2. If extraction exceeds consumption, night production is observed. This means the introduction meter is less accurate than the totality of the consumption meters.
3. Conversely, if extraction is lower than consumption, a negative production is obtained, indicating that part of the consumption is not metered by a counter.
4. If these values remain minimal, they are normal losses in the installation that can be ignored, as they slightly reduce production without affecting extraction and thus the share of the grid in consumption.

What to do in case of large discrepancies between extraction and consumption?

1. If the difference between extraction without production and consumption is significant, it indicates that at least one consumption point is not measured, meaning at least one meter is missing.
2. While waiting for an additional consumption meter to be installed, a rule-based meter is created to deduct this "unmeasured" consumption. This rule meter can then be added to the common meter of the site or directly assigned to a billing point.
3. By deducting this unmeasured flow, we consider the introduction meter, consumption meters, and production meter.

Why not create a rule meter and deduct the unmeasured flow in all cases?

1. This rule meter would absorb all small differences and could thus sometimes account for positive values and sometimes negative ones, which would influence the share of the grid in consumer consumption, and it would no longer precisely match the amount billed by the DSO.
2. Moreover, if the rule meter is assigned to the common billing point, it would increase or decrease the consumption of the commons, which would no longer correspond to what is actually measured by the common meter.
3. In conclusion, although it would make the graphs more homogeneous (without nocturnal production), the unmeasured flow should only be deducted if it is genuinely an unmeasured consumer. In all other cases, we deduct the production flow, which absorbs discrepancies and losses while remaining aligned with the introduction meter as accounted for by the DSO.

How does a battery work and what is its impact on self-consumption?

1. The installation of a battery allows for the storage of surplus photovoltaic (PV) electricity produced on a site. When photovoltaic production exceeds instantaneous consumption, the surplus is stored in the battery.
2. Once the battery is fully charged, any additional surplus is injected into the electrical grid.
3. When consumption becomes greater than solar production, the battery discharges to supply the consumers in the building. This mechanism significantly increases the self-consumption rate, as the solar electricity produced during the day is also available at night.
4. When the battery is empty, the additional electricity is automatically extracted from the grid.

Why are there differences between the photovoltaic inverter data, the DSO, and the Climkit platform?

It is entirely normal to observe discrepancies between the data displayed on the Climkit platform, those measured by the inverter, the battery or the grid operator's (DSO) meter.

Several reasons explain these differences:

1. Meter tolerance: Certified meters (e.g. MID) have an accuracy between 0.5 to 1%. Other meters, like some "smart meters" integrated into the inverter, may be slightly less accurate.
2. Type of metering: Direct metering (meter connected directly to the circuit) is more accurate than indirect metering with current transformers (CTs). For better results, appropriate CTs for the actual measured intensity should be used.
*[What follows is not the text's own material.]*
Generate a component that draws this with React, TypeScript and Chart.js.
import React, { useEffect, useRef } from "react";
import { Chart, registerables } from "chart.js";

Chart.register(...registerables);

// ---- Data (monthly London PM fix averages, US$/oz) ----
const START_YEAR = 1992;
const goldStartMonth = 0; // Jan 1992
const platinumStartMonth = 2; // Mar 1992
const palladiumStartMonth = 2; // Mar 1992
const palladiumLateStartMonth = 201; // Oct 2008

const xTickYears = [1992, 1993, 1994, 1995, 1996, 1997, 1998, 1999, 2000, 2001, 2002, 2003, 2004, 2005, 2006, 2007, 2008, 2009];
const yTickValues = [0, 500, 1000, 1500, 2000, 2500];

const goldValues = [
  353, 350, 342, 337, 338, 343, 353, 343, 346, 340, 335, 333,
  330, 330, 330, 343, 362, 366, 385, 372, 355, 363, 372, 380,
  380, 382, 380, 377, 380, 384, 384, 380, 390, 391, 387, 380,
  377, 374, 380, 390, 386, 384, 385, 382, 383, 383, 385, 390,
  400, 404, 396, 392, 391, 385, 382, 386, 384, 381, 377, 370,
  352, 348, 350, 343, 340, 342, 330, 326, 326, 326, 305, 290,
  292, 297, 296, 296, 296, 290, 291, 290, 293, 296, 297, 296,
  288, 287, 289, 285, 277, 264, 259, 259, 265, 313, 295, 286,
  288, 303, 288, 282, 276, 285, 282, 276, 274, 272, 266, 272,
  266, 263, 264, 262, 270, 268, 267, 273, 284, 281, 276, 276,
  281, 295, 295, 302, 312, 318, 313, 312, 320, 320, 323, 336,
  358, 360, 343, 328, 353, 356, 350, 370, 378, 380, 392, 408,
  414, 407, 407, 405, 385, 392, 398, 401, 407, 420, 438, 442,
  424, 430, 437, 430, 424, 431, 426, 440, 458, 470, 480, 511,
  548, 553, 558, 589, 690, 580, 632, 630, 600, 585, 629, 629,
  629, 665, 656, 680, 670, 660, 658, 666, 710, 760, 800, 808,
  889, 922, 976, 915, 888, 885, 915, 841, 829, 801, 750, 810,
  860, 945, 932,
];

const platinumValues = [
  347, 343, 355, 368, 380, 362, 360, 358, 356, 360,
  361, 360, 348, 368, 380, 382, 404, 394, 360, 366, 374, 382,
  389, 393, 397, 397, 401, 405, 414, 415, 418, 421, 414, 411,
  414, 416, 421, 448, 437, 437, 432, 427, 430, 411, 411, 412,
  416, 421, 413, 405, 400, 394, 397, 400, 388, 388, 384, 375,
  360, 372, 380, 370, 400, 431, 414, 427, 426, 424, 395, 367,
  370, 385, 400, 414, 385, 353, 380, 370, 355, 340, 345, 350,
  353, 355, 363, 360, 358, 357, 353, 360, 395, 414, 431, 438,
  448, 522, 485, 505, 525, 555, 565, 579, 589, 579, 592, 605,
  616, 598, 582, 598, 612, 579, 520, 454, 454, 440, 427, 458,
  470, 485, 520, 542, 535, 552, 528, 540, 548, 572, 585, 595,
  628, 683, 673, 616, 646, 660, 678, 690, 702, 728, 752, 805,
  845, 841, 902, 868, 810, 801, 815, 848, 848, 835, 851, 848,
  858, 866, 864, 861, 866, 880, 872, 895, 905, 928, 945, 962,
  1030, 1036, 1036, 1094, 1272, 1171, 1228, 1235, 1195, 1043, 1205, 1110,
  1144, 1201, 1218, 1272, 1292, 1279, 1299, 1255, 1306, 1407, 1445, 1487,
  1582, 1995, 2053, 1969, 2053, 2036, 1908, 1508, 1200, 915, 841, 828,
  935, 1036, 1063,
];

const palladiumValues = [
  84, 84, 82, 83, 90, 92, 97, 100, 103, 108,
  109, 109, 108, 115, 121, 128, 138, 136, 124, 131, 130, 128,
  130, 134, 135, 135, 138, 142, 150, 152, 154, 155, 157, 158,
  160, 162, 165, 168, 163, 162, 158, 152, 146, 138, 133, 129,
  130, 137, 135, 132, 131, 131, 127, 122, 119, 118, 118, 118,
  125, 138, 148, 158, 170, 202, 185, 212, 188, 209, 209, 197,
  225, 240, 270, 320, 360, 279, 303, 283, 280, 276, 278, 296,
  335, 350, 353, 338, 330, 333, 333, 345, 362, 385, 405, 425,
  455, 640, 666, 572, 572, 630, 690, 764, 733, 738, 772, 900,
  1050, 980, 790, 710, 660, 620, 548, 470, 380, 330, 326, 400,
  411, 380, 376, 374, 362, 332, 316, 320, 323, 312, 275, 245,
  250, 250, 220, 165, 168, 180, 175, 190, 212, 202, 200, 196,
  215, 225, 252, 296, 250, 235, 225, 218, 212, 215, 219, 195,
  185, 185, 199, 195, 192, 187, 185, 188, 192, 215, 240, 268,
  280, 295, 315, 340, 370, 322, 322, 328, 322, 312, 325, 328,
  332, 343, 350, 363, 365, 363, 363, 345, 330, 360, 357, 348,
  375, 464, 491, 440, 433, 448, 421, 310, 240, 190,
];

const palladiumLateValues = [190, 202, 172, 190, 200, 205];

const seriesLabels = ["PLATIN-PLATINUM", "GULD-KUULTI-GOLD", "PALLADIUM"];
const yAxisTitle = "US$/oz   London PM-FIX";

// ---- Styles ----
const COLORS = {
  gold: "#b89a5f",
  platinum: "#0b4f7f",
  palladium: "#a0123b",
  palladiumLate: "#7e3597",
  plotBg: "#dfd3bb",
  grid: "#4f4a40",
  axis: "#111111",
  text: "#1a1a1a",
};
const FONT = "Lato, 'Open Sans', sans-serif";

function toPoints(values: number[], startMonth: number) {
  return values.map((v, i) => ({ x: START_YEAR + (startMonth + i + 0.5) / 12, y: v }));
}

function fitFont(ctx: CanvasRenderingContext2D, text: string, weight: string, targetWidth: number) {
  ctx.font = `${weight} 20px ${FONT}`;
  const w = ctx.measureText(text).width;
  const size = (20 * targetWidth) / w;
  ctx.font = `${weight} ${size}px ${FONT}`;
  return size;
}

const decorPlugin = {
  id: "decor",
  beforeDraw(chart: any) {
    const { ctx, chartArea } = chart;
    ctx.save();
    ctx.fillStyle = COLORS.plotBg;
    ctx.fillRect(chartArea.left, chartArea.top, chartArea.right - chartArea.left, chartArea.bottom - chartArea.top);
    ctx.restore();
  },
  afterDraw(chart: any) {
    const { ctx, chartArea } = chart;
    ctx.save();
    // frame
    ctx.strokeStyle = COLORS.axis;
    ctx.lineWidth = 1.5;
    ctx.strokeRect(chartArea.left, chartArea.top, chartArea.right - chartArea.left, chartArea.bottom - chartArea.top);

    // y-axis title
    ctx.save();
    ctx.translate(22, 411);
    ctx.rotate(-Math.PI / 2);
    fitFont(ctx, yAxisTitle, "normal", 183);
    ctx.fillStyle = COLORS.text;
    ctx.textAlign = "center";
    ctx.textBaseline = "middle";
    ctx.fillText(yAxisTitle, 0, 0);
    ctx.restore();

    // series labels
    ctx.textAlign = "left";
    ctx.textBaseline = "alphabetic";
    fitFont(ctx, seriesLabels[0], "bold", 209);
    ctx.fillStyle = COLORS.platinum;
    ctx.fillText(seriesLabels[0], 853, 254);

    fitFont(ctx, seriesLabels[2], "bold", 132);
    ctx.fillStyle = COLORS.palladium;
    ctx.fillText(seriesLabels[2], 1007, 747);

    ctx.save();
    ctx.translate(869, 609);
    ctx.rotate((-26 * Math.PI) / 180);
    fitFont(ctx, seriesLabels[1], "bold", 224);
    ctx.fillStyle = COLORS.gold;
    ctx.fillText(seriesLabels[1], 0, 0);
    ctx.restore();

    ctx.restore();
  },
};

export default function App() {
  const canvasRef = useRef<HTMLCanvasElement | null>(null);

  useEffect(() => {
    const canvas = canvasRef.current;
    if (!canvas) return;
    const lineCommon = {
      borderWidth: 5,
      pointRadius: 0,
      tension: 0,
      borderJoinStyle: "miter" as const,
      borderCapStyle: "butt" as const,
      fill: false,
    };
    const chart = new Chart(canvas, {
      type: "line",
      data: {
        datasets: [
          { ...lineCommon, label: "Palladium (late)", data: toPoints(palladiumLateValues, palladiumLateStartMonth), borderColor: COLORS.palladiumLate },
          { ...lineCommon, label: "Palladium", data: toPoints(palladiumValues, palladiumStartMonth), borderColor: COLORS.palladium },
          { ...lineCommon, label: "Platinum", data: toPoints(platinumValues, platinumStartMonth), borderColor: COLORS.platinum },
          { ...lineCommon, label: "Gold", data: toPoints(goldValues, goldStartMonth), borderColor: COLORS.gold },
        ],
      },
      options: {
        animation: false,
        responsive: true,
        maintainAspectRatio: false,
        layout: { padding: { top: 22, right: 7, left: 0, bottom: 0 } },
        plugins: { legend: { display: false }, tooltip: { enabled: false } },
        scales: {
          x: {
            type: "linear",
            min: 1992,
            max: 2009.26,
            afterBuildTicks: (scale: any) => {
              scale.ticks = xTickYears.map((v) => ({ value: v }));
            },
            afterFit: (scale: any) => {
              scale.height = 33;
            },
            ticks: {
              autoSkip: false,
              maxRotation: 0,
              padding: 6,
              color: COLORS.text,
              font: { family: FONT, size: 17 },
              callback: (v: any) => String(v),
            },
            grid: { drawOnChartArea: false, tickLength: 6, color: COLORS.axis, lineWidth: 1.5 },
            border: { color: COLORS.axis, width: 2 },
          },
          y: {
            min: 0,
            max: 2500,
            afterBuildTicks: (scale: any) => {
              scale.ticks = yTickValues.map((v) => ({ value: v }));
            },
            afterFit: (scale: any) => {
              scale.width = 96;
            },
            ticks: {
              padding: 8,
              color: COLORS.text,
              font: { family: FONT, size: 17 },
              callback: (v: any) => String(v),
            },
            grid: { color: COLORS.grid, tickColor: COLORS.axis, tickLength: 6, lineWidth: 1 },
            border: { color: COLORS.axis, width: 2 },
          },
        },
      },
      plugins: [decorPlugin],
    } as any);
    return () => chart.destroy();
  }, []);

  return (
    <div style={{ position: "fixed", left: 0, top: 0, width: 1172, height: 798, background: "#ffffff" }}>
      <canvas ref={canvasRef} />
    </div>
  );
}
In practice, DSOs often install oversized CTs, which can cause underestimation at low intensity.
3. Calculation methods: The self-consumption of electricity on a photovoltaic site is generally calculated from various measurements, not directly recorded. Systems may deduce certain values from others, leading to differences: for example, an inverter may estimate the building's consumption from production and the measurement at the introduction (extraction and feedback), while another system may calculate production based on measured consumptions.
4. Measurement location and losses: The production indicated by the inverter corresponds to the electricity generated in direct current (DC), whereas Climkit measures the electricity actually injected in alternating current (AC) on the building's grid, after conversion. The DC/AC transformation and cables lead to a loss of 3 to 5%.
   In the case of using a MT/BT transformer (medium/low voltage), losses are around 5%.
5. Measuring frequency: Systems measure and transmit data at different intervals (every minute, every 5 or 15 minutes, at set times or randomly etc.), which can generate small differences, especially if consumption varies rapidly. Additionally, rounding of figures can lead to slight discrepancies in the total for a period.
6. Presence of a battery: If the site includes a battery, the method of accounting for stored or released energy varies by systems, especially at night when the battery discharges. Small amounts of energy may be injected or extracted from the grid without always being accounted for by the battery monitoring system.
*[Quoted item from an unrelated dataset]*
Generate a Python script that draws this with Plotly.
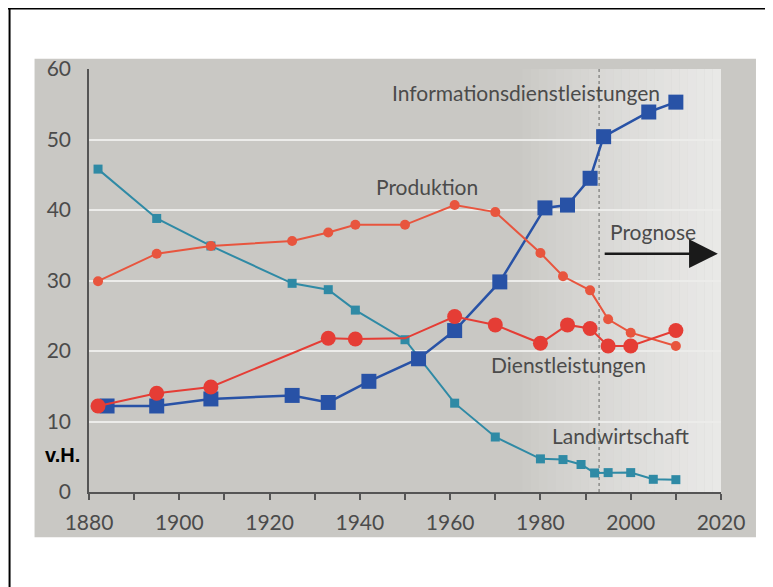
import plotly.graph_objects as go

# Werte (Anteile in v.H.)
anos_landwirtschaft = [1882, 1895, 1907, 1925, 1933, 1939, 1950, 1961, 1970, 1980, 1985, 1989, 1992, 1995, 2000, 2005, 2010]
landwirtschaft = [45.8, 38.8, 34.9, 29.6, 28.7, 25.8, 21.6, 12.6, 7.8, 4.7, 4.6, 3.9, 2.7, 2.75, 2.75, 1.8, 1.75]

anos_produktion = [1882, 1895, 1907, 1925, 1933, 1939, 1950, 1961, 1970, 1980, 1985, 1991, 1995, 2000, 2010]
produktion = [29.9, 33.8, 34.9, 35.6, 36.8, 37.9, 37.9, 40.7, 39.7, 33.9, 30.6, 28.6, 24.5, 22.6, 20.7]

anos_dienst = [1882, 1895, 1907, 1933, 1939, 1950, 1961, 1970, 1980, 1986, 1991, 1995, 2000, 2010]
dienstleistungen = [12.2, 14.0, 14.9, 21.8, 21.7, 21.8, 24.9, 23.7, 21.1, 23.7, 23.2, 20.7, 20.7, 22.9]

anos_info = [1884, 1895, 1907, 1925, 1933, 1942, 1953, 1961, 1971, 1981, 1986, 1991, 1994, 2004, 2010]
info = [12.2, 12.2, 13.2, 13.7, 12.7, 15.7, 18.9, 22.9, 29.8, 40.3, 40.7, 44.5, 50.4, 53.9, 55.3]

ano_prognose = 1993

cor_fundo = '#c9c8c4'
cor_texto = '#4b4b4b'
cor_eixos = '#555555'
cor_teal = '#2f8aa5'
cor_azul = '#2852a6'
cor_vermelho = '#e53d35'
cor_laranja = '#e8553e'
fonte = 'Lato'

# geometria: medidas da página (px) -> coordenadas "paper"
# o navegador desloca a figura 8 px (margem do body)
OFF = 8
W, H = 773, 587
ML = 88.5 - OFF
MT = 69.3 - OFF
PW = 632.5
PH = 422.4
MR = W - ML - PW
MB = H - MT - PH


def px(x):
    return (x - OFF - ML) / PW


def py(y):
    return (MT + PH - (y - OFF)) / PH


fig = go.Figure()

fig.add_trace(go.Scatter(
    x=anos_landwirtschaft, y=landwirtschaft, mode='lines+markers',
    line=dict(color=cor_teal, width=2),
    marker=dict(symbol='square', size=9, color=cor_teal, opacity=1, line=dict(width=0)),
    name='Landwirtschaft'
))
fig.add_trace(go.Scatter(
    x=anos_info, y=info, mode='lines+markers',
    line=dict(color=cor_azul, width=2.5),
    marker=dict(symbol='square', size=15, color=cor_azul, opacity=1, line=dict(width=0)),
    name='Informationsdienstleistungen'
))
fig.add_trace(go.Scatter(
    x=anos_produktion, y=produktion, mode='lines+markers',
    line=dict(color=cor_laranja, width=2),
    marker=dict(symbol='circle', size=10, color=cor_laranja, opacity=1, line=dict(width=0)),
    name='Produktion'
))
# o ponto de 1950 não tem marcador na vorlage
tamanhos_dienst = [0 if a == 1950 else 15 for a in anos_dienst]
fig.add_trace(go.Scatter(
    x=anos_dienst, y=dienstleistungen, mode='lines+markers',
    line=dict(color=cor_vermelho, width=2),
    marker=dict(symbol='circle', size=tamanhos_dienst, sizemode='diameter',
                color=cor_vermelho, opacity=1, line=dict(width=0)),
    name='Dienstleistungen'
))

shapes = [
    # painel cinza
    dict(type='rect', xref='paper', yref='paper', x0=px(34), x1=px(756), y0=py(537), y1=py(59),
         fillcolor=cor_fundo, line=dict(width=0), layer='below'),
]
# área clara da prognose (gradiente em faixas)
n = 24
x_ini, x_fim = 1976, 2020
for i in range(n):
    x0 = x_ini + (x_fim - x_ini) * i / n
    x1 = x_ini + (x_fim - x_ini) * (i + 1) / n
    op = 0.6 * ((i + 1) / n) ** 0.8
    shapes.append(dict(type='rect', xref='x', yref='y', x0=x0, x1=x1, y0=0, y1=60,
                       fillcolor=f'rgba(255,255,255,{op:.3f})', line=dict(width=0), layer='below'))
shapes += [
    # linha pontilhada da prognose
    dict(type='line', xref='x', yref='y', x0=ano_prognose, x1=ano_prognose, y0=0, y1=60,
         line=dict(color='#8c8c8a', width=1.5, dash='dot'), layer='below'),
    # moldura preta
    dict(type='line', xref='paper', yref='paper', x0=px(0), x1=px(790), y0=py(9), y1=py(9),
         line=dict(color='black', width=2)),
    dict(type='line', xref='paper', yref='paper', x0=px(9), x1=px(9), y0=py(8), y1=py(600),
         line=dict(color='black', width=2)),
]

txt = dict(family=fonte, size=21, color=cor_texto)
annotations = [
    dict(x=1976.7, y=56.6, text='Informationsdienstleistungen', showarrow=False, font=txt),
    dict(x=1954.9, y=43.3, text='Produktion', showarrow=False, font=txt),
    dict(x=2004.9, y=36.9, text='Prognose', showarrow=False, font=txt),
    dict(x=1986.2, y=18.1, text='Dienstleistungen', showarrow=False, font=txt),
    dict(x=1997.8, y=8.05, text='Landwirtschaft', showarrow=False, font=txt),
    dict(x=2019.3, y=33.8, ax=1993.9, ay=33.8, axref='x', ayref='y', text='',
         showarrow=True, arrowhead=2, arrowsize=2.3, arrowwidth=2.5, arrowcolor='#1a1a1a'),
    dict(xref='paper', yref='paper', x=px(61.5), y=py(455), xanchor='center', yanchor='middle',
         text='<b>v.H.</b>', showarrow=False,
         font=dict(family='Liberation Sans', size=20, color='black')),
]

fig.update_layout(
    width=W, height=H,
    paper_bgcolor='white',
    plot_bgcolor='rgba(0,0,0,0)',
    margin=dict(l=ML, r=MR, t=MT, b=MB),
    showlegend=False,
    font=dict(family=fonte, color=cor_texto),
    shapes=shapes,
    annotations=annotations,
    xaxis=dict(
        range=[1880, 2020], tick0=1880, dtick=20,
        showgrid=False, zeroline=False,
        showline=True, linecolor=cor_eixos, linewidth=1.5,
        ticks='outside', ticklen=6, tickwidth=1.5, tickcolor=cor_eixos,
        minor=dict(dtick=10, ticks='outside', ticklen=6, tickwidth=1.5, tickcolor=cor_eixos),
        tickfont=dict(family=fonte, size=21, color=cor_texto),
        ticklabelstandoff=5,
    ),
    yaxis=dict(
        range=[0, 60], tick0=0, dtick=10,
        showgrid=True, gridcolor='#ececea', gridwidth=1.5,
        zeroline=False,
        showline=True, linecolor=cor_eixos, linewidth=1.5,
        ticks='', tickfont=dict(family=fonte, size=21, color=cor_texto),
        ticklabelstandoff=12,
    ),
)

fig.write_html('out.html')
In summary, differences of a few percent (or a few kWh) between two metering systems are normal and do not mean that there is an error or malfunction.
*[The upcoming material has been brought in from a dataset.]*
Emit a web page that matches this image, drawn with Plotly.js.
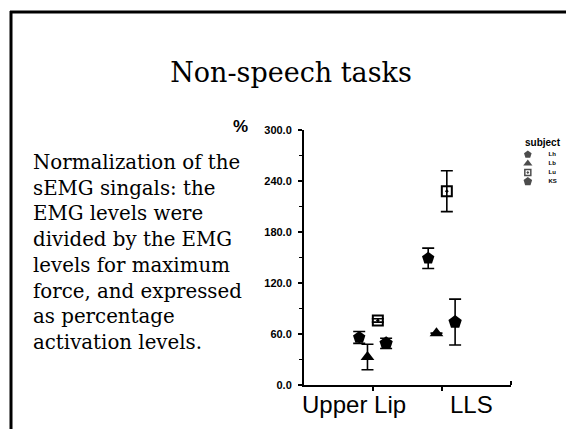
<!DOCTYPE html>
<html>
<head>
<meta charset="utf-8">
<script src="https://cdn.plot.ly/plotly-3.0.1.min.js"></script>
<style>html,body{margin:0;padding:0;background:#fff;}#chart{width:566px;height:429px;}</style>
</head>
<body>
<div id="chart"></div>
<script>
// ---- data ----
const categories = ["Upper Lip", "LLS"];
const subjects = ["Lh", "Lb", "Lu", "KS"];
const s1Values = [56, 149];
const s1Errors = [7, 12];
const s2Values = [33, 61];
const s2Errors = [15, 0];
const s3Values = [76, 228];
const s3Errors = [2, 24];
const s4Values = [49, 74];
const s4Errors = [6, 27];
const yTicks = [0, 60, 120, 180, 240, 300];
const noteLines = ["Normalization of the", "sEMG singals: the", "EMG levels were",
  "divided by the EMG", "levels for maximum", "force, and expressed",
  "as percentage", "activation levels."];

// ---- layout helpers (page pixels -> paper fractions) ----
const W = 566, H = 429;
const fx = x => x / W;
const fy = y => 1 - y / H;
const plotL = 304, plotR = 511, plotT = 130, plotB = 385;
const catPos = categories.map((c, i) => i + 1);
const dodge = [-0.2, -0.08, 0.07, 0.19];

const series = [
  {v: s1Values, e: s1Errors, sym: "pentagon", size: 13, lsize: 8, lw: 0},
  {v: s2Values, e: s2Errors, sym: "triangle-up", size: 12, lsize: 8, lw: 0},
  {v: s3Values, e: s3Errors, sym: "square-open-dot", size: 10, lsize: 6, lw: 2},
  {v: s4Values, e: s4Errors, sym: "pentagon", size: 14, lsize: 9, lw: 0}
];

const traces = series.map((s, k) => ({
  type: "scatter",
  mode: "markers",
  name: subjects[k],
  showlegend: false,
  x: catPos.map(p => p + dodge[k]),
  y: s.v,
  error_y: {type: "data", array: s.e, visible: true, color: "#000", thickness: 1.6, width: 6},
  marker: {symbol: s.sym, size: s.size, color: "#000", line: {color: "#000", width: s.lw}},
  cliponaxis: false
}));

// legend key drawn on its own small axes: one row per subject
const subjIdx = subjects.map((s, i) => i);
traces.push({
  type: "scatter", mode: "markers", xaxis: "x2", yaxis: "y2", showlegend: false,
  x: subjIdx.map(() => 0.17), y: subjIdx,
  marker: {symbol: series.map(s => s.sym), size: series.map(s => s.lsize), color: "#000",
    line: {color: "#000", width: series.map(s => s.lw ? 1.5 : 0)}}
});
traces.push({
  type: "scatter", mode: "text", xaxis: "x2", yaxis: "y2", showlegend: false,
  x: subjIdx.map(() => 0.62), y: subjIdx, text: subjects.map(s => "<b>" + s + "</b>"),
  textposition: "middle right",
  textfont: {family: "Liberation Sans", size: 6, color: "#000"}
});

const annotations = [];
annotations.push({
  text: noteLines.join("<br>"), xref: "paper", yref: "paper", x: fx(31),
  y: fy(163 + 3.5 * 25.7), xanchor: "left", yanchor: "middle", align: "left", showarrow: false,
  font: {family: "DejaVu Serif", size: 19.8, color: "#000"}
});
annotations.push({text: "<b>%</b>", xref: "paper", yref: "paper", x: fx(241), y: fy(126),
  xanchor: "center", yanchor: "middle", showarrow: false,
  font: {family: "Liberation Sans", size: 17, color: "#000"}});
annotations.push({text: "<b>subject</b>", xref: "paper", yref: "paper", x: fx(543), y: fy(143),
  xanchor: "center", yanchor: "middle", showarrow: false,
  font: {family: "Liberation Sans", size: 10, color: "#000"}});
const catLabelX = [354, 471];
categories.forEach((c, i) => {
  annotations.push({text: c, xref: "paper", yref: "paper", x: fx(catLabelX[i]), y: fy(404),
    xanchor: "center", yanchor: "middle", showarrow: false,
    font: {family: "Liberation Sans", size: 24, color: "#000"}});
});

const shapes = [
  {type: "line", xref: "paper", yref: "paper", x0: fx(10), x1: 1, y0: fy(12), y1: fy(12),
   line: {color: "#000", width: 3}},
  {type: "line", xref: "paper", yref: "paper", x0: fx(11), x1: fx(11), y0: fy(11), y1: 0,
   line: {color: "#000", width: 3}},
  {type: "line", xref: "paper", yref: "paper", x0: fx(plotR), x1: fx(plotR), y0: fy(plotB), y1: fy(381),
   line: {color: "#000", width: 2}}
];

const layout = {
  width: W, height: H,
  margin: {l: 0, r: 0, t: 0, b: 0, pad: 0},
  paper_bgcolor: "#fff", plot_bgcolor: "rgba(0,0,0,0)",
  showlegend: false,
  title: {text: "Non-speech tasks", xref: "container", yref: "container",
    x: 291 / W, y: 1 - 73 / H, xanchor: "center", yanchor: "middle",
    font: {family: "DejaVu Serif", size: 27, color: "#000"}},
  xaxis: {domain: [fx(plotL), fx(plotR)], range: [0, 3], tickvals: catPos, ticktext: ["", ""],
    ticks: "outside", ticklen: 4, tickwidth: 1.5, tickcolor: "#000", showticklabels: false,
    showline: true, linecolor: "#000", linewidth: 2, showgrid: false, zeroline: false, fixedrange: true},
  yaxis: {domain: [fy(plotB), fy(plotT)], range: [0, 300], tickvals: yTicks, tickformat: ".1f",
    ticks: "outside", ticklen: 4, tickwidth: 1.5, tickcolor: "#000", showline: true,
    linecolor: "#000", linewidth: 2, showgrid: false, zeroline: false, ticklabelstandoff: 4,
    tickfont: {family: "Liberation Sans", size: 11, color: "#000", weight: "bold"},
    minor: {dtick: 30, ticks: "outside", ticklen: 3, tickcolor: "#000", tickwidth: 1, showgrid: false}},
  xaxis2: {domain: [fx(520), fx(566)], range: [0, 1], visible: false, fixedrange: true},
  yaxis2: {domain: [fy(186), fy(150)], range: [3.5, -0.5], visible: false, fixedrange: true,
    anchor: "x2"},
  annotations: annotations,
  shapes: shapes
};

Plotly.newPlot("chart", traces, layout, {staticPlot: true, displayModeBar: false});
</script>
</body>
</html>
How to verify the accuracy of the measurements?

Climkit regularly checks the consistency of its measurements. The simplest test is to examine the data at night: without solar production, the sum of individual consumptions should match the energy imported from the grid (main meter). This "night test" is a good indicator of the system's operation.

For another system, it is advisable to consult the installer to verify the configuration and proper functioning of the hardware.

Finally, to accurately compare two systems, it is recommended to export and compare the load curves (in 15-minute intervals) over several days. These data, available on the Climkit platform (Excel file), allow for detailed analysis of any differences.